Which brings us back to the context.

>Right doesn't mind if you choose the wrong path it just keeps on 
>shining it's rightness and when you turn around you have a chance to 
>see it. Like the sun. Problem is people think they know what is 
>right even when they are wrong because they think their own shining 
>light is brighter but they are behind the darkness of their own 
>brightness so to speak.  It may be only when that light starts to 
>fade or some really dark clouds result that they discover the error.

Well, whatever, that's just definitionalising really. How do you 
defend this right you talk of when it stands in the way of those more 
powerful than you are?

Again you have to look at the overall pattern of it and not just 
isolated cases or exceptions, but in the here and now of things, 
there's an awful lot more that oppression has to go against in order 
to impose itself these days than there has been previously. Right and 
rights are part of a solid foundation that's been painfully 
contructed over millennia by the human community at large, as opposed 
to its rulers and institutions. It all gets steamrollered 
nonetheless, as if been saying, but not if we wake up, which has 
already happened, and I don't think it can be stopped now.

>>Roberto's comments clarify some important issues. One is that
>>mammoths are not human, and neither is what we're facing today even
>>remotely human. Another is that there's only one way to deal with a
>>mad dog, every community knows that, and it's not seen as an issue of
>>violence vs non-violence.
>>
>Are you sure?  Or is there another way?

Not with a mad dog, no.

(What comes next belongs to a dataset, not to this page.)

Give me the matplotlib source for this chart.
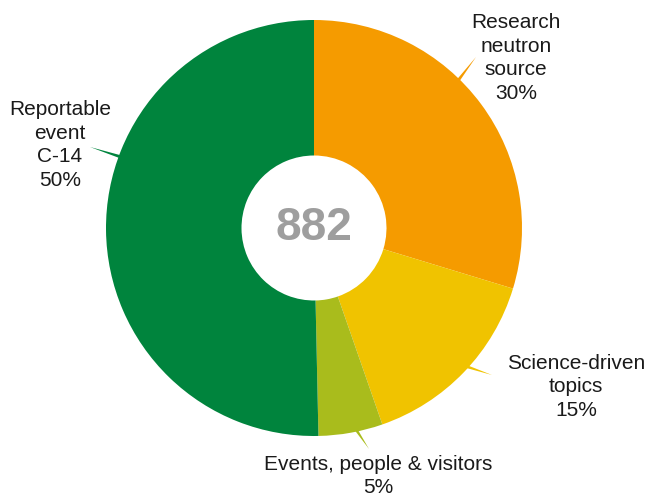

It's a metaphor, how to apply it to current 
circumstances? My point is that people have to wake up to the fact 
that what we're dealing with is a bunch of mad dogs (or Roberto's 
mammoth). Corporations and the other institutions we're talking of 
are not just an assemblage of the individuals who work for them, 
they're not human at all. The individuals concerned are a different 
type of problem - you might be able to work with them, but you can't 
work with the corporations themselves. Or not with the predatory ones 
anyway.

http://journeytoforever.org/fyi_previous5.html#creed
Feel No Remorse -- The Corporate Creed

>Just as non violent protest was discovered to be quite a powerful 
>tool ( and yes it can backfire unfortunately) perhaps there is a non 
>violent way to kill a mammoth.  What if you starve it or freeze it 
>out? What if you leave it in the dust and it goes extinct?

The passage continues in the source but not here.